O Kranich fez outra viagem ao Brasil, em 1825 , chegando ao Rio de Janeiro em 18 de janeiro de 1826 – data essa já confirmada por vários autores devido a existência, no Arquivo Nacional, da lista de passageiros do navio. O navio, com mais de 30 anos, foi destruído logo após uma terceira viagem ao Brasil, onde não trouxe passageiros, mas produtos comerciais para o nordeste brasileiro.

O Diário Fluminense de 18.01.1825

A visão que os alemães do século XIX tinham do Rio de Janeiro dividia opniões; elogios e ideias preconceituosas habitavam a mente dos viajantes alemães.

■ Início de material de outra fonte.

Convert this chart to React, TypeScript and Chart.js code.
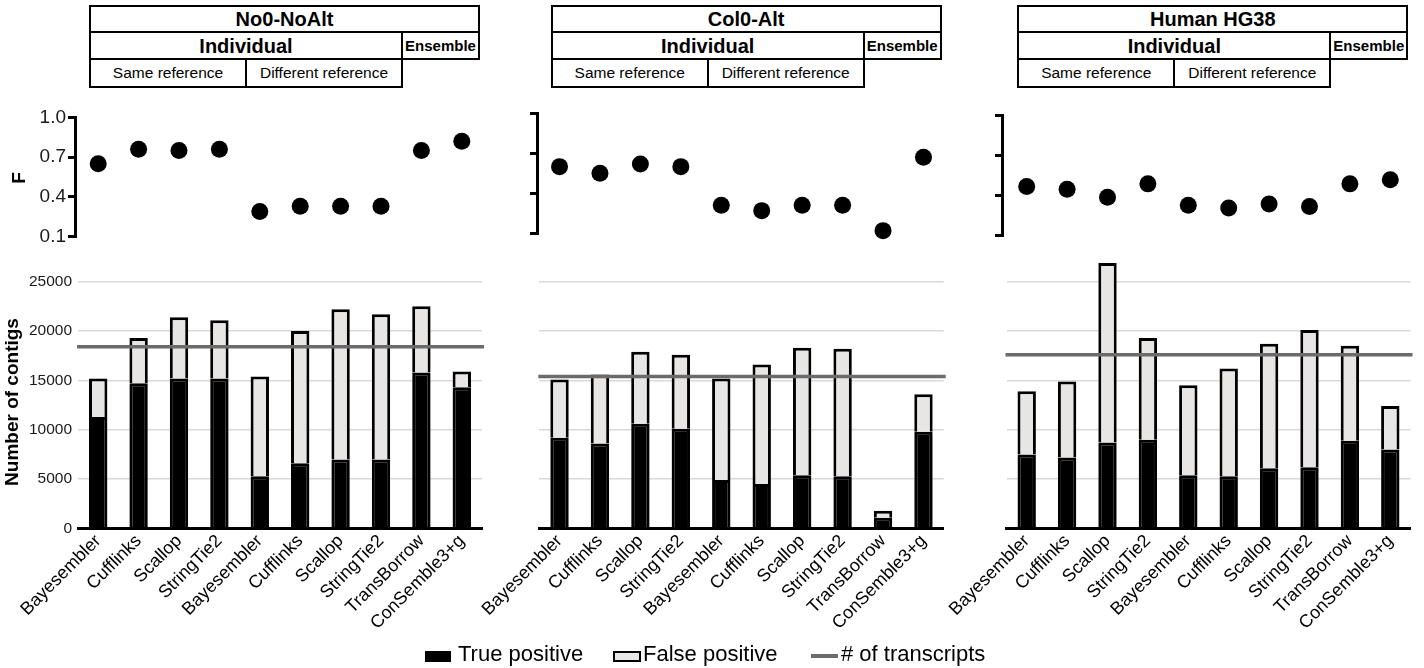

J. B. von Spix e Carl F. P. von Martius, que chegaram ao Rio em 1817, junto da comitiva da então arquiduquesa Leopoldina relatam, em Viagem pelo Brasil (1817-1820), a bela beleza da paisagem ao entrarem no porto:

Não tardou a patentear-se aos nossos olhos, embora ainda distante, a grandiosa entrada do porto do Rio de Janeiro. À direita e à esquerda, elevam-se, como portões da baía, escarpados rochedos, banhados pelas vagas do mar; o que domina ao sul, o Pão de Açúcar, é o conhecido marco para os navios afastados. Depois do meio-dia alcançamos, aproximando-nos cada vez mais do mágico panorama, os colossais portões de rocha, e finalmente por eles entramos no vasto anfiteatro, onde o espelho do mar reluzia como sossegado lago, e, espalhadas em labirinto, ilhas olorosas verdejam limitadas ao fundo por uma serra coberta de matas, como jardim paradisíaco de fertilidade e magnificência. Do forte de Santa Cruz, pelo qual nossa chegada foi anunciada à cidade, trouxeram-nos uns pilotos a licença para nos adiantarmos. Enquanto se tratava desses pormenores, todos se deleitavam na contemplação do país, cuja doçura, cuja variedade encantadora cujo esplendor superam o que há de mais belo na natureza, como jamais havíamos visto.

O mercenário Theodor Bösche, que chegou ao Rio em abril de 1825, também escreveu sobre o grande anfiteatro: “não há pincel capaz de pintar a magnificência desta natureza grandiosa”.  O pastor F. L. Langstedt, que passou pelo Rio de Janeiro em 1782, acompanhando uma tropa mercenária alemã que se dirigia a Índia, observou, assim como os dois cientistas bávaros anos depois (Spix e Martius), que as serras cariocas eram tão pitorescas como ele nunca havia visto na vida. 

O prussiano Ludwig von Rango, “animado das mais gratas sensações”, compôs um poema ao avistar o pão de Açúcar, em 1819:

Clareia o dia e, com encanto,
vejo no fulgor do sol
o dorso de alto penhasco,
na forma de um Pão-de-Açúcar,
Oh! como se levantam ardentes,
no voo solar da águia,
os desejos que desabrocham
com a minha juventude.

O mercenários Carl Seidler escreveu que nenhum porto no mundo “vale o porto do Rio de Janeiro”. E resumiu o caráter militar da baía: “altas montanhas envolvem o conjunto e os navios aqui ficam tão seguros como o filho ao colo da mãe”.

Mas para os alemães nem tudo eram rosas, o viajante Ernst Ebel relatou com o preconceito típico o século XIX que “estranha é a sensação do desembarque. Ao invés de brancos, só vi negros, seminus, a fazerem um barulho infernal e a exalarem um cheiro altamente ofensivo ao olfato”.

O pintor bávaro J. Moritz Rugendas achou que a cidade era inteiramente desprovida “de edifícios realmente belos”.  Só as igrejas chamavam a atenção, e eram muitas, quarenta ao todo. O prussiano Theodor von Leithold notou também o grande número de vendas, “não há rua, ou travessa, mesmo num raio de cinco ou seis horas em torno da cidade, que não tenha a sua venda a pouca distância uma das outras”. 

Após a chegada no Rio de Janeiro as famílias do Kranich foram encaminhadas à São Leopoldo, onde começaram a chegar em março de 1825.